EDITORIALE – Sandor Marai, probabilmente il più grande scrittore ungherese, visse a Salerno, per lo più ignorato dalla elite culturale locale, dal 1968 al 1980. Da questo fatto storico prende ispirazione il romanzo “Il Penultimo dono – la terza via di Sandor Marai” (Robin Edizioni, 129 p., € 14,00) di Maurizio Pintore.
L’ispirazione più intima del romanzo, scorrendo le pagine che rapiscono attraverso una scrittura che armeggia tra il bombardamento emozionale di frasi brevi e una lingua che mischia in modo magistrale il lessico comune contemporaneo all’aulico registro letterario, sembra nascere da un altro fatto storico: la morte di Marai. Il grande scrittore pose fine alla sua esistenza sparandosi un colpo di pistola, nel 1989, in California, non potendo sopportare di vivere senza la moglie Lola, il figlio adottivo Janos, dovendo convivere con l’idea di non aver ricevuto “l’ultimo dono”: morire prima di loro o con loro. Nel romanzo di Pintore, la cupa fine dello scrittore si trasforma in una vivace policromia di una storia fatta di solidarietà, intensi rapporti umani e la bellezza della narrazione di una speranza (o forse della Speranza).
Il libro dell’autore che vive a Salerno vicino “ai luoghi di Sandor Marai”, di professione medico, ha una chiave di lettura che esalta l’importanza della letteratura. La proverbiale capacità della letteratura di essere un moltiplicatore di esperienza, si esalta tanto nella trama del romanzo quanto nel racconto della vita di Marai che si dipana dalla giovinezza in Ungheria, passando per il suo esilio volontario che lo vede cittadino cosmopolita con la sua amata Lola, per approdare sulle coste illuminate del mediterraneo campano, Napoli e poi Salerno. Infine, la California, dove nella realtà si concluse la vita del grande scrittore che per tutta la sua esistenza continuò ad utilizzare solo l’ungherese per le sue opere. Nel romanzo di Pintore, invece, la California è terra di un nuovo inizio. L’autore forza la terza via della letteratura e fa si che un incontro casuale in terra americana riporti Marai nella Salerno tanto amata, al porticciolo di Pastena. Un ritorno che rompe il silenzio e la tristezza, accende la solidarietà non solo come sogno “nobile”, ma come “necessità pressante, un essere o non essere, una questione di vita o di morte”. E la morte, rappresentata da una rivoltella conservata in un comodino, questa volta non vince, si ferma sulle calde acque del mare di Salerno e si scioglie in un abbraccio tra un padre e un figlio che non si erano mai conosciuti.
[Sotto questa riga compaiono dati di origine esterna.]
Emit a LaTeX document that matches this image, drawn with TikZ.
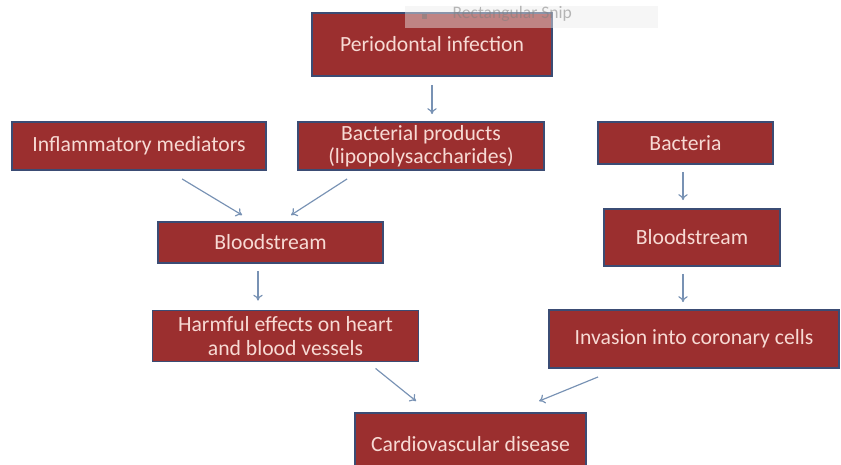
\documentclass[tikz,border=0pt]{standalone}
\usepackage{xcolor}
\usepackage{fontspec}
\setmainfont{Carlito}
\usetikzlibrary{arrows.meta}
\definecolor{boxred}{HTML}{9B2F2F}
\definecolor{boxline}{HTML}{3B4C74}
\definecolor{boxtext}{HTML}{F7DAD4}
\definecolor{arrowblue}{HTML}{7892B4}
\tikzset{
  stage/.style={rectangle, draw=boxline, line width=1.6pt, fill=boxred,
    text=boxtext, font=\fontsize{18.5}{20}\selectfont, align=center,
    inner sep=0pt},
  flow/.style={-{To[length=5pt, width=8pt]}, draw=arrowblue, line width=1pt}
}

\begin{document}
\begin{tikzpicture}[x=0.03cm, y=-0.03cm]
    \useasboundingbox (0,0) rectangle (841,464);
    % boxes
    \node[stage, minimum width=240*0.03cm, minimum height=63*0.03cm] (perio) at (432,44.5) {Periodontal infection};
    \node[stage, minimum width=254*0.03cm, minimum height=48*0.03cm] (inflam) at (139,146) {Inflammatory mediators};
    \node[stage, minimum width=246*0.03cm, minimum height=48*0.03cm] (bactprod) at (421,146) {Bacterial products\\(lipopolysaccharides)};
    \node[stage, minimum width=175*0.03cm, minimum height=42*0.03cm] (bacteria) at (685.5,143) {Bacteria};
    \node[stage, minimum width=225*0.03cm, minimum height=41*0.03cm] (bloodl) at (270.5,242.5) {Bloodstream};
    \node[stage, minimum width=176*0.03cm, minimum height=57*0.03cm] (bloodr) at (692,237.5) {Bloodstream};
    \node[stage, minimum width=266*0.03cm, minimum height=51*0.03cm] (harm) at (285.5,336) {Harmful effects on heart\\and blood vessels};
    \node[stage, minimum width=290*0.03cm, minimum height=58*0.03cm] (invasion) at (694,339) {Invasion into coronary cells};
    \node[stage, minimum width=231*0.03cm, minimum height=62*0.03cm] (cardio) at (470.5,444) {Cardiovascular disease};
    % faint screen-capture leftover over the top box
    \fill[gray!15, fill opacity=0.45] (405,6) rectangle (658,28);
    \node[text=gray, text opacity=0.55, font=\fontsize{15}{16}\selectfont, anchor=west] (snip) at (418,14) {\rule{4pt}{4pt}\hspace{22pt}Rectangular Snip};
    % arrows
    \draw[flow] ([shift={(0,8)}]perio.south) -- ([shift={(11,-7)}]bactprod.north);
    \draw[flow] ([shift={(171,8)}]inflam.south west) -- ([shift={(85,-6)}]bloodl.north west);
    \draw[flow] ([shift={(50,8)}]bactprod.south west) -- ([shift={(134,-6)}]bloodl.north west);
    \draw[flow] ([shift={(-12.5,7)}]bloodl.south) -- ([shift={(-27.5,-9)}]harm.north);
    \draw[flow] ([shift={(-2.5,7)}]bacteria.south) -- ([shift={(-9,-8)}]bloodr.north);
    \draw[flow] ([shift={(-9,7)}]bloodr.south) -- ([shift={(-11,-7)}]invasion.north);
    \draw[flow] ([shift={(224,6)}]harm.south west) -- ([shift={(62,-11)}]cardio.north west);
    \draw[flow] ([shift={(50,8)}]invasion.south west) -- ([shift={(185,-11)}]cardio.north west);
\end{tikzpicture}
\end{document}
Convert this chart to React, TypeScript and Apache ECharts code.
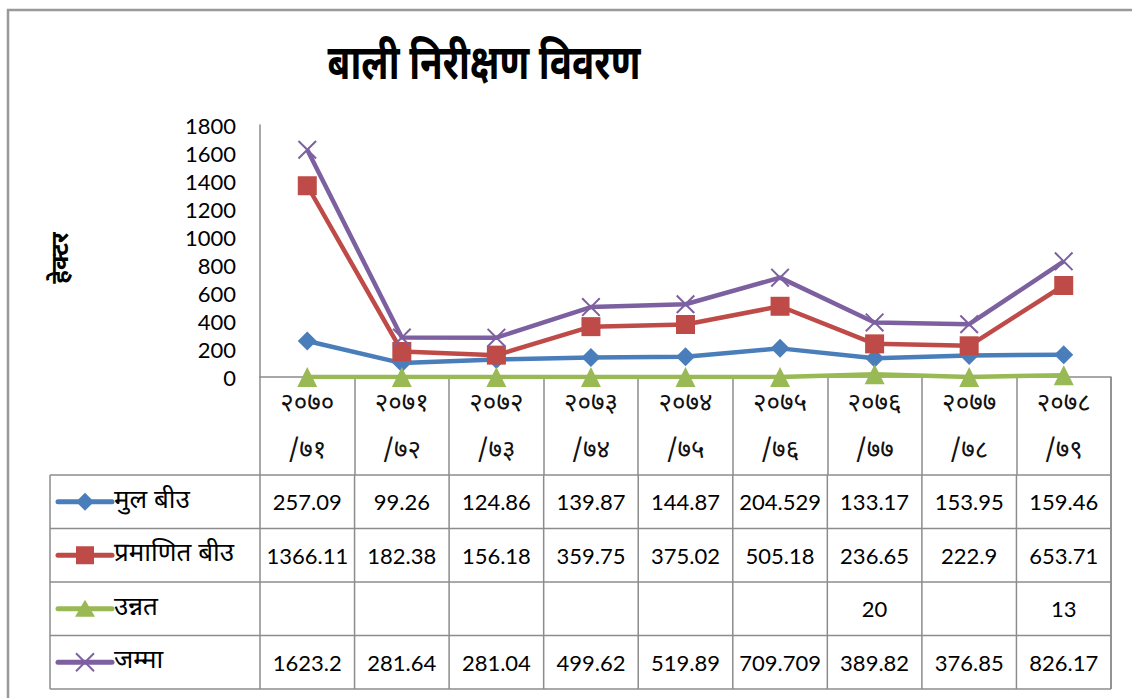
import React, { useEffect, useRef } from "react";
import * as echarts from "echarts";

// ---- data ----
const categories = ["२०७०\n/७१", "२०७१\n/७२", "२०७२\n/७३", "२०७३\n/७४", "२०७४\n/७५", "२०७५\n/७६", "२०७६\n/७७", "२०७७\n/७८", "२०७८\n/७९"];
const mulBeej = [257.09, 99.26, 124.86, 139.87, 144.87, 204.529, 133.17, 153.95, 159.46];
const pramanitBeej = [1366.11, 182.38, 156.18, 359.75, 375.02, 505.18, 236.65, 222.9, 653.71];
// blank cells in the source table (Excel plots blanks as zero)
const unnat: (number | null)[] = [null, null, null, null, null, null, 20, null, 13];
const jamma = [1623.2, 281.64, 281.04, 499.62, 519.89, 709.709, 389.82, 376.85, 826.17];
const seriesNames = ["मुल बीउ", "प्रमाणित बीउ", "उन्नत", "जम्मा"];
const seriesColors = ["#4A7EBB", "#BE4B48", "#98B954", "#7D60A0"];
const titleText = "बाली निरीक्षण विवरण";
const yAxisTitle = "हेक्टर";
const yMin = 0;
const yMax = 1800;
const yInterval = 200;

const X_PATH = "path://M0,1.5 L1.5,0 L10,8.5 L18.5,0 L20,1.5 L11.5,10 L20,18.5 L18.5,20 L10,11.5 L1.5,20 L0,18.5 L8.5,10 Z";
const symbols = ["diamond", "rect", "triangle", X_PATH];
const symbolSizes = [19, 19, 20, 19];

const DEV = "'Noto Sans Devanagari', 'Lohit Devanagari', 'Mangal', 'FreeSans', sans-serif";
const NUM = "Lato, 'Noto Sans', sans-serif";

const GRID = { left: 260, right: 21, top: 125, bottom: 321 };
const TABLE_LEFT = 50;
const AXIS_Y = 377;
const HEADER_BOTTOM = 475;
const ROW_H = 53.5;
const GRID_COLOR = "#8c8c8c";

export default function App() {
  const ref = useRef<HTMLDivElement>(null);
  useEffect(() => {
    document.body.style.margin = "0";
    const chart = echarts.init(ref.current!, null, { renderer: "svg" });
    const allSeries = [mulBeej, pramanitBeej, unnat.map((v) => (v == null ? 0 : v)), jamma];
    chart.setOption({
      animation: false,
      grid: GRID,
      xAxis: {
        type: "category",
        data: categories,
        boundaryGap: true,
        axisLine: { lineStyle: { color: GRID_COLOR, width: 1.5 } },
        axisTick: { show: true, interval: 0, length: HEADER_BOTTOM - AXIS_Y, lineStyle: { color: GRID_COLOR, width: 1.5 } },
        axisLabel: { interval: 0, color: "#111", fontSize: 26, fontWeight: "normal", fontFamily: DEV, lineHeight: 47, margin: 4 },
      },
      yAxis: {
        type: "value",
        min: yMin,
        max: yMax,
        interval: yInterval,
        axisLine: { show: true, lineStyle: { color: GRID_COLOR, width: 1.5 } },
        axisTick: { show: false },
        splitLine: { show: false },
        axisLabel: { color: "#000", fontSize: 22, fontFamily: NUM, margin: 24, formatter: (v: number) => String(v) },
      },
      series: allSeries.map((d, i) => ({
        type: "line",
        name: seriesNames[i],
        data: d,
        symbol: symbols[i],
        symbolSize: symbolSizes[i],
        showAllSymbol: true,
        lineStyle: { color: seriesColors[i], width: 4.5 },
        itemStyle: { color: seriesColors[i] },
        z: i === 2 ? 3 : 2,
      })),
    });

    // build title, frame and data table from the chart's own scale
    const centers = categories.map((_, i) => chart.convertToPixel({ xAxisIndex: 0 }, i) as number);
    const colW = centers.length > 1 ? centers[1] - centers[0] : 94;
    const plotLeft = centers[0] - colW / 2;
    const plotRight = centers[centers.length - 1] + colW / 2;
    const tableBottom = HEADER_BOTTOM + ROW_H * seriesNames.length;

    const g: any[] = [];
    // outer frame
    g.push({ type: "rect", shape: { x: 8, y: 10, width: 1300, height: 900 }, style: { fill: "none", stroke: "#999", lineWidth: 2.5 }, silent: true });
    // title
    g.push({ type: "text", x: 484, y: 68, scaleY: 1.3, style: { text: titleText, font: `bold 37px ${DEV}`, fill: "#000", align: "center", verticalAlign: "middle" } });
    // y axis title
    g.push({ type: "text", x: 62, y: 258, rotation: Math.PI / 2, style: { text: yAxisTitle, font: `bold 24px ${DEV}`, fill: "#000", align: "center", verticalAlign: "middle" } });
    // right border of header area
    g.push({ type: "line", shape: { x1: plotRight, y1: AXIS_Y, x2: plotRight, y2: tableBottom }, style: { stroke: GRID_COLOR, lineWidth: 1.5 } });
    // horizontal table lines
    for (let r = 0; r <= seriesNames.length; r++) {
      const y = HEADER_BOTTOM + r * ROW_H;
      g.push({ type: "line", shape: { x1: TABLE_LEFT, y1: y, x2: plotRight, y2: y }, style: { stroke: GRID_COLOR, lineWidth: 1.5 } });
    }
    // vertical table lines
    g.push({ type: "line", shape: { x1: TABLE_LEFT, y1: HEADER_BOTTOM, x2: TABLE_LEFT, y2: tableBottom }, style: { stroke: GRID_COLOR, lineWidth: 1.5 } });
    for (let c = 0; c <= categories.length; c++) {
      const x = plotLeft + c * colW;
      g.push({ type: "line", shape: { x1: x, y1: HEADER_BOTTOM, x2: x, y2: tableBottom }, style: { stroke: GRID_COLOR, lineWidth: 1.5 } });
    }
    const tableData = [mulBeej, pramanitBeej, unnat, jamma];
    tableData.forEach((row, r) => {
      const cy = HEADER_BOTTOM + r * ROW_H + ROW_H / 2;
      const color = seriesColors[r];
      // legend key
      g.push({ type: "line", shape: { x1: 58, y1: cy, x2: 112, y2: cy }, style: { stroke: color, lineWidth: 5, lineCap: "round" } });
      const mx = 85;
      if (r === 0) g.push({ type: "polygon", shape: { points: [[mx, cy - 9], [mx + 9, cy], [mx, cy + 9], [mx - 9, cy]] }, style: { fill: color } });
      if (r === 1) g.push({ type: "rect", shape: { x: mx - 9, y: cy - 9, width: 18, height: 18 }, style: { fill: color } });
      if (r === 2) g.push({ type: "polygon", shape: { points: [[mx, cy - 9], [mx + 10, cy + 8], [mx - 10, cy + 8]] }, style: { fill: color } });
      if (r === 3) {
        g.push({ type: "line", shape: { x1: mx - 9, y1: cy - 9, x2: mx + 9, y2: cy + 9 }, style: { stroke: color, lineWidth: 2 } });
        g.push({ type: "line", shape: { x1: mx + 9, y1: cy - 9, x2: mx - 9, y2: cy + 9 }, style: { stroke: color, lineWidth: 2 } });
      }
      g.push({ type: "text", x: 114, y: cy, style: { text: seriesNames[r], font: `26px ${DEV}`, fill: "#000", align: "left", verticalAlign: "middle" } });
      row.forEach((v, c) => {
        if (v == null) return;
        g.push({ type: "text", x: centers[c], y: cy, style: { text: String(v), font: `22px ${NUM}`, fill: "#000", align: "center", verticalAlign: "middle" } });
      });
    });
    chart.setOption({ graphic: g });
    return () => chart.dispose();
  }, []);
  return <div ref={ref} style={{ width: 1132, height: 698, background: "#fff" }} />;
}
Il “Penultimo dono” è un romanzo denso, importante, notevole per forza espressiva e capacità introspettiva. È un romanzo sull’ “accettazione” che non è disperata rassegnazione ma “capire senza spiegazioni”. L’accettazione come accoglienza della realtà che accomuna quasi con senso religioso i protagonisti del libro, i quali si ritrovano a rinsaldare relazioni disperse grazie a Marai diventato, nella sua vecchiaia pensosa di morte, innesco di nuova vita. Ed è un romanzo sulla “senilità” che nel terrore di “una assistenza sanitaria mercenaria”, ritrova la vita nella capacità di incontrare l’altro. Il racconto di Pintore parla di vite e ti sembra di toccarle nella loro libertà di espressione (“la libertà di un uomo viene dalla sua cultura”). Ne parla con la forza della parola cesellata e ricercata tra le esalazioni di vite comuni, troppo spesso incapaci di comunicare: è un romanzo sul dramma della “incomunicabilità” umana, i protagonisti sono tutti “mine sepolte sotto metri di terreno della incomunicabilità”. Ma, la letteratura ha questa forza vitale, rendere la parola strumento concreto di creazione, la letteratura che diviene “una malattia immunizzante da tutte le altre”. Leggendo il “Penultimo dono” ci si innamora di Sandor Marai, grande merito di Maurizio Pintore. Ma, leggendo il “Penultimo dono” si resta rapiti da “fotografie di vita sublimate in parola scritta”, convincendosi che è proprio vero che la letteratura “prepara alla vita”.